> WHAT YOU SHOULD DO: The listing below holds pictures; exclude them. Return exactly the lines from the one with "Give me the" through the one with "const yTicks = [0, 2000, 4000, 6000];".

> SOURCE MATERIAL:
□ □ □
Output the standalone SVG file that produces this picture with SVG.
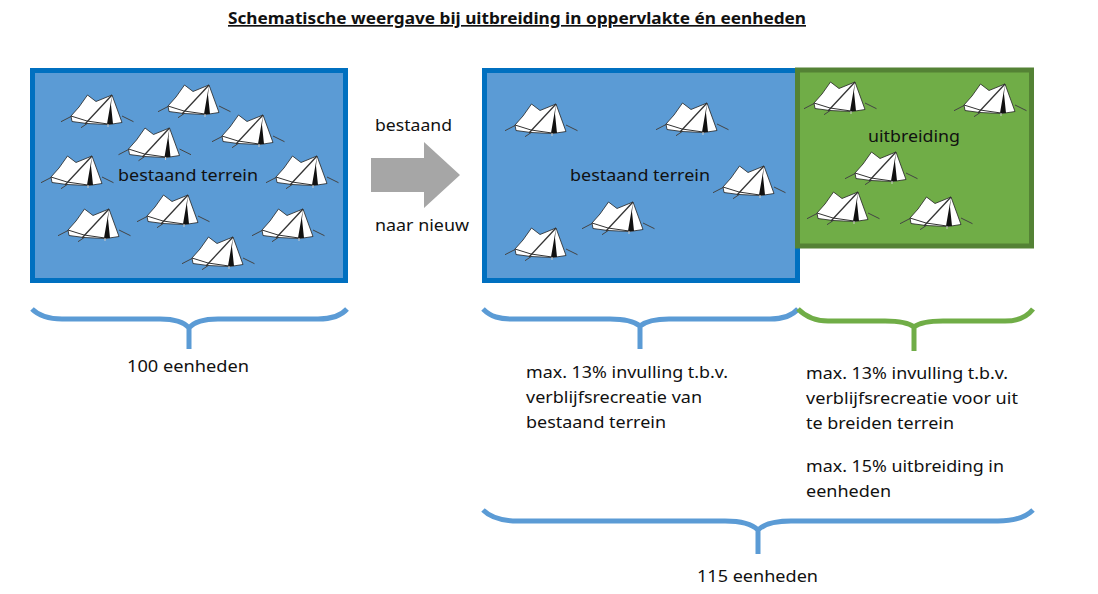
□ □ □
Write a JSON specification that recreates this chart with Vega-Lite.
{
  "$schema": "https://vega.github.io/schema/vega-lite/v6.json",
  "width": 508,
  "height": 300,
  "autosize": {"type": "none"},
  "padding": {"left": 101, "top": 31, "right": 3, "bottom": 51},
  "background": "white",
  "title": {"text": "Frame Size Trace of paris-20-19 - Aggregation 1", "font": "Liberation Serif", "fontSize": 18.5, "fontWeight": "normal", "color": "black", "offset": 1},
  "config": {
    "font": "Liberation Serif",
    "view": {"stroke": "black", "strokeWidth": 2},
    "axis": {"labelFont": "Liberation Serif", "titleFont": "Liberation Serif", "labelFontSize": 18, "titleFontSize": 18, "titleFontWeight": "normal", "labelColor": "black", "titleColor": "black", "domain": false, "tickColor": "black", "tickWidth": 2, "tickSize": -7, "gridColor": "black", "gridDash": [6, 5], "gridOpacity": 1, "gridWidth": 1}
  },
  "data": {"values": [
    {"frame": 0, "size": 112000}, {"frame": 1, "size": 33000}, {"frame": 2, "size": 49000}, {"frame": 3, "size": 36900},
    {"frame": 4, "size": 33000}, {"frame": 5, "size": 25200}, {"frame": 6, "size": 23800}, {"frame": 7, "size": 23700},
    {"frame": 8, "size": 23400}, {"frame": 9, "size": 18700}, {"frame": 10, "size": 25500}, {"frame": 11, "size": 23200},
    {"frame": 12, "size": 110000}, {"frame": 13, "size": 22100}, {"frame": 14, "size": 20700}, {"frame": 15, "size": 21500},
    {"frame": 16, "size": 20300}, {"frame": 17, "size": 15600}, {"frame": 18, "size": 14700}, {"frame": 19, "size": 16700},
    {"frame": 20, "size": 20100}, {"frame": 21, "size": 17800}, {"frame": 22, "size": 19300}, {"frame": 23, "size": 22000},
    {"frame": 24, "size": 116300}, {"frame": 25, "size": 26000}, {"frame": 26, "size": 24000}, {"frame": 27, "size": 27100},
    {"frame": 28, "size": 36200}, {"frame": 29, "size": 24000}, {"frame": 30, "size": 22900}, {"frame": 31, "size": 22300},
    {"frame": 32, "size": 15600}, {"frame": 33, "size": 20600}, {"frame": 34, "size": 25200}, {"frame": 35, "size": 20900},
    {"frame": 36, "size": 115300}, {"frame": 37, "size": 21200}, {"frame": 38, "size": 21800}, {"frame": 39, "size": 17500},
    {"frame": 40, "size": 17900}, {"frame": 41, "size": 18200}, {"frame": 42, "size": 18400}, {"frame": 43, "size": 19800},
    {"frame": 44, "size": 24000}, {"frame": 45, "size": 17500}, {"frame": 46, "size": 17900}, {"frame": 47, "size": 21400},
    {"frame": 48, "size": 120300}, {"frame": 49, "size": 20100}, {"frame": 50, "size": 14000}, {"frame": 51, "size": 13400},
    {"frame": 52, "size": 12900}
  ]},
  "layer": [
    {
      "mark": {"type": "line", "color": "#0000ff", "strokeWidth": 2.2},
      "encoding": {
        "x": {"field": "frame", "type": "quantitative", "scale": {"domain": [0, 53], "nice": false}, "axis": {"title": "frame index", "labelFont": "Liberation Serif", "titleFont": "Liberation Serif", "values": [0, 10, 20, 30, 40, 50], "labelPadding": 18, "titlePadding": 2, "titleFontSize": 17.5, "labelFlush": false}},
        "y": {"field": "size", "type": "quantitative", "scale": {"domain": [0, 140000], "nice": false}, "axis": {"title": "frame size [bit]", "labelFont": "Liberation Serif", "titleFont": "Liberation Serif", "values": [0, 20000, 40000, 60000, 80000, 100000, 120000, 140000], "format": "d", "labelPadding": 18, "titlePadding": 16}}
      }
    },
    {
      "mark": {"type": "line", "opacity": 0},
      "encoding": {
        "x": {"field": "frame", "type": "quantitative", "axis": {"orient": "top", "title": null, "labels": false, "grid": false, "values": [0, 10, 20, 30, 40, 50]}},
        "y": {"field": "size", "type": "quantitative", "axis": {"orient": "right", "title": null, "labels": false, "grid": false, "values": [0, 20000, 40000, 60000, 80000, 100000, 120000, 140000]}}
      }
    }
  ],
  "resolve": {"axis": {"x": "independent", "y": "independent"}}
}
□ □ □
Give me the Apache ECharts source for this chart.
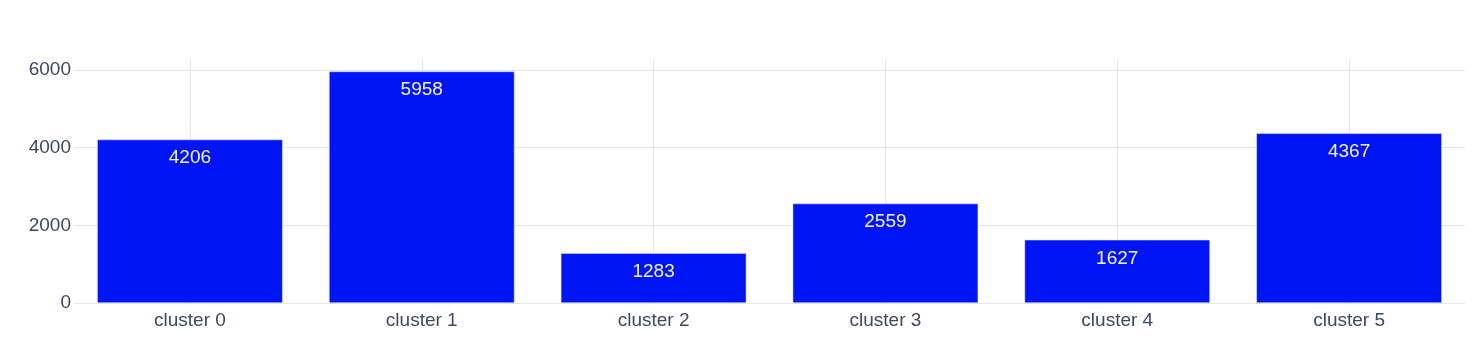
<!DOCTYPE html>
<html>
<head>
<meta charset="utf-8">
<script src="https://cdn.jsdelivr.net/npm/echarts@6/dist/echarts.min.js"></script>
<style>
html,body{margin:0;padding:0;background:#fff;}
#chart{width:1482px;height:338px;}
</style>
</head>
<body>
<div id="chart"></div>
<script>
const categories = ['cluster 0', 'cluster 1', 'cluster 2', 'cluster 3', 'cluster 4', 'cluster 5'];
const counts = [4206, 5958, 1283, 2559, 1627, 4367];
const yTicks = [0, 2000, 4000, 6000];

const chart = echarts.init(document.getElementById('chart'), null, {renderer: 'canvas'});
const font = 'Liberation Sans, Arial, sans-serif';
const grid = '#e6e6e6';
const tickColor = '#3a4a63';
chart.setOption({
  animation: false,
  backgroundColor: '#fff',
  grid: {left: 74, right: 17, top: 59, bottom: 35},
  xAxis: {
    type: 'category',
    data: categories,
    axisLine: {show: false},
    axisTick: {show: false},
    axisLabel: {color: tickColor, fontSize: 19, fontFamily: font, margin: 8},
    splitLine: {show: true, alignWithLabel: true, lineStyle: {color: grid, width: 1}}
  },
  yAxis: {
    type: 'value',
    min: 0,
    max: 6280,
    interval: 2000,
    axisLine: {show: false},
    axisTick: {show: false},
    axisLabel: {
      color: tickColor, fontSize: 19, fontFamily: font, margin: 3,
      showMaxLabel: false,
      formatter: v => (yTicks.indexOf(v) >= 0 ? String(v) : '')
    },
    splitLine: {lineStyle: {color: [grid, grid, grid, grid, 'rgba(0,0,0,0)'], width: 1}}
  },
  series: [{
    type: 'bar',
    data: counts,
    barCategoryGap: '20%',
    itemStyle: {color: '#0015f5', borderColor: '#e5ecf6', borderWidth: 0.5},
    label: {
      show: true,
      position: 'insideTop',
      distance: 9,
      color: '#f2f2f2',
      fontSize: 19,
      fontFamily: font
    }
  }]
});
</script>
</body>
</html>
□ □ □
> EXERCISE RESULT:
Give me the Apache ECharts source for this chart.
<!DOCTYPE html>
<html>
<head>
<meta charset="utf-8">
<script src="https://cdn.jsdelivr.net/npm/echarts@6/dist/echarts.min.js"></script>
<style>
html,body{margin:0;padding:0;background:#fff;}
#chart{width:1482px;height:338px;}
</style>
</head>
<body>
<div id="chart"></div>
<script>
const categories = ['cluster 0', 'cluster 1', 'cluster 2', 'cluster 3', 'cluster 4', 'cluster 5'];
const counts = [4206, 5958, 1283, 2559, 1627, 4367];
const yTicks = [0, 2000, 4000, 6000];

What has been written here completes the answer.